Actually it’s worse than that (if it could be). This EU prison is surrounded by a moat of burning pitch, which the warders always point to if a prisoner ever gets the idea of trying to escape.

You think I’ve suddenly gone insane and turned into one of Leave’s hysterical characters?

Well, show me a serious figure in the Remain campaign who is outlining how Brexit could realistically happen without the mother of all recessions, famine, pestilence and death?

You can’t, can you?

The whole Remain campaign and the international proxies that Cameron and Osborne have willingly co-opted into Project Fear has run out of all control and lost all perspective. They are now wallowing in their own hysteria and enjoying the Leave camp’s discomfort when faced with the next supposedly independent outsider describing how whole families will die and vast swathes of Britain destroyed if we vote Leave. “Oh”, they say, “of course you can choose that path if you want”, but it’s presented as a “choice” of swimming through the moat of burning pitch. i.e. it’s no choice at all.

The balance has thus shifted from Remain saying it is unwise to leave (and “remaining is a better choice”) to effectively saying it is impossible to leave and we’ll have to make do.

In short, there really is “no democratic choice against the treaties”. We can never say No.

Ever.

The most basic principle of democracy — the right to say No — will have been all but taken away. That’s the line Remainers have crossed and that is going to have very serious consequences.

It guarantees that this argument is going to get louder and uglier if Remain actually wins on such a prospectus. There’s no way Cameron can survive any reasonable length of time after this. Within the party he will go down as the most hated Conservative PM of all time, surpassing even Ted Heath. Some Conservatives will soon be barely able to speak his name. A sulphurous chasm will open up in the Conservative party, meaning only a Leave supporter can lead it. Osborne hasn’t a snowball’s chance in hell of becoming leader.

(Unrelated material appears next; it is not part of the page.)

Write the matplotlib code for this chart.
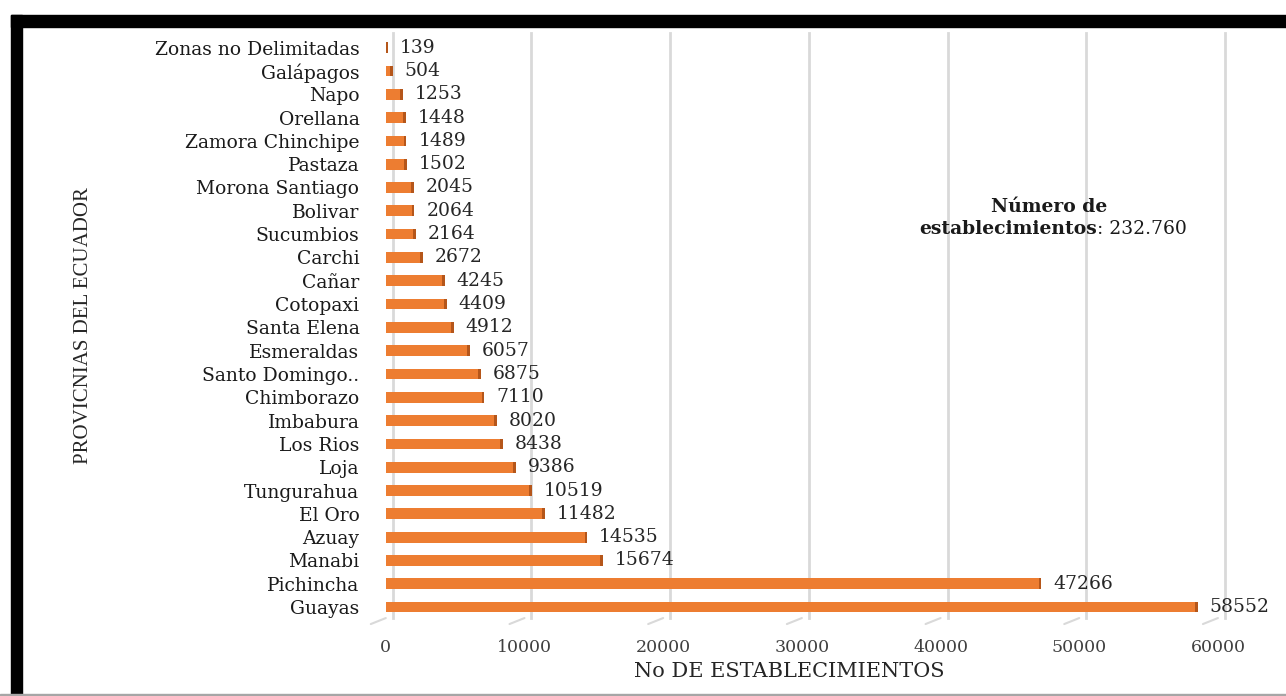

When you think of it, what will happen to the Conservatives is what has already happened to Labour, post-Blair; it’ll just be at much higher speed and cutting out the Brown and Miliband stages. Cameron will truly become the Heir-to-Blair.

So both main parties will be left in very different places to where they were just a few years ago, and in a much more divided parliament than we have seen for decades.

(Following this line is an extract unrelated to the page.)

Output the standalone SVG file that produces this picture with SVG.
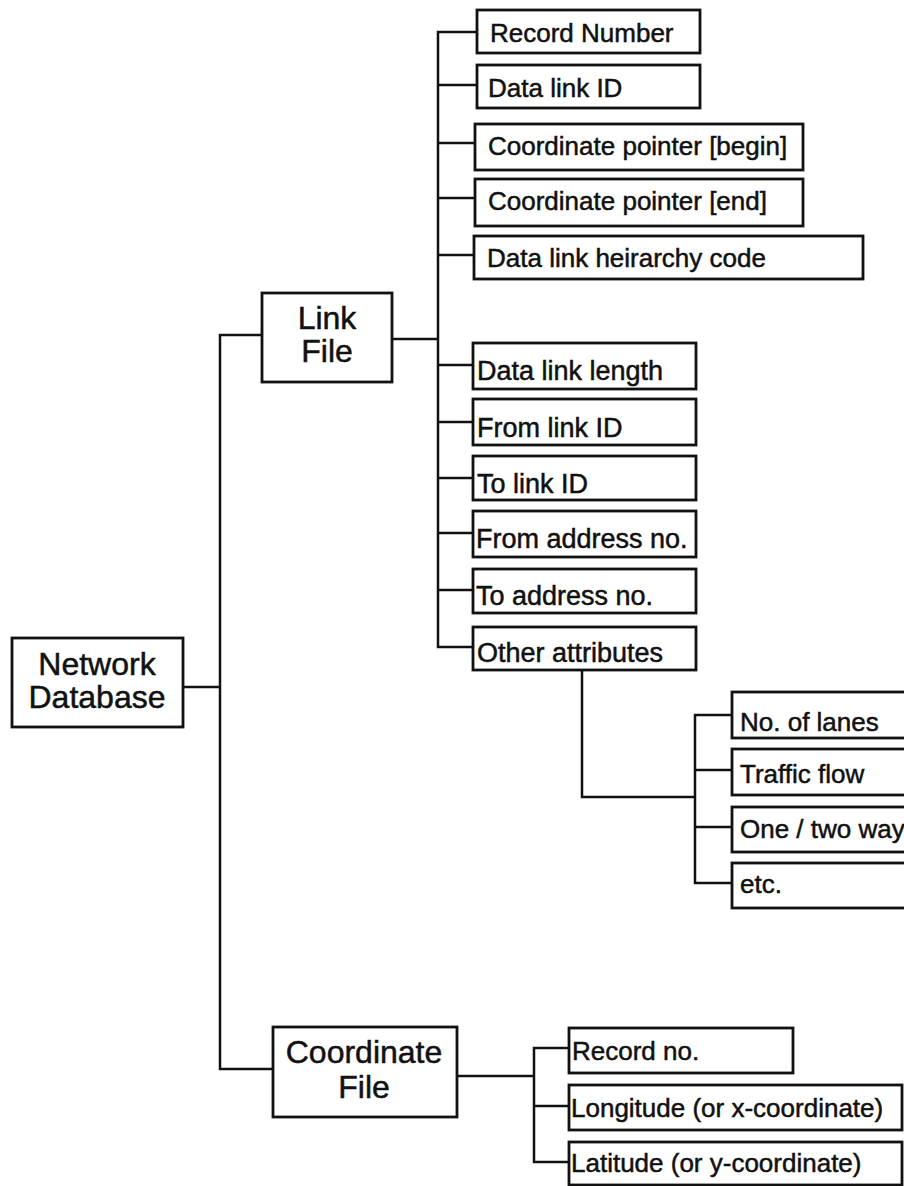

At the edges of this, UKIP (or whatever new guise they think up) will be injected with a cocktail of steroids, caffeine and rocket fuel. One could even imagine an eventual scenario of UKIPers shouting at ScotNats across the chamber while the two main parties scratch their heads and wonder what on earth went wrong.

You think I’m enjoying this? You must be bloody joking.

This scenario is exactly what I’m fighting to avoid — a degeneration into a kind of culture war where politics in this country gets ugly because Cameron, Osborne and the Remain lobby refused to countenance that our EU relationship and our democracy needed profound root-and-branch change and that they should lead Britain out if that didn’t happen.

As for “Liberal Leave”: in this scenario, I doubt we’ll even get a look in because the main Vote Leave campaign will convince itself that its dreadful campaign was nothing of the sort — they’ll see it as simply being over-run by the Remain lobby, the hysterical Project Fear, “Cameron the snake”, and that prison theme I mentioned, which individuals from the campaign will then take up. It’ll be “their fault, not ours”.

In such circumstances, Liberal Leave will have had its brief moment of trying to bring pragmatism and sense to this whole debate, but that moment will have passed.

It’ll be ranting and fighting from here.

What a prospect. That’s why would-be Remain supporters need to urgently reconsider their allegiance, as set out here.

It may be our last chance for sensible change.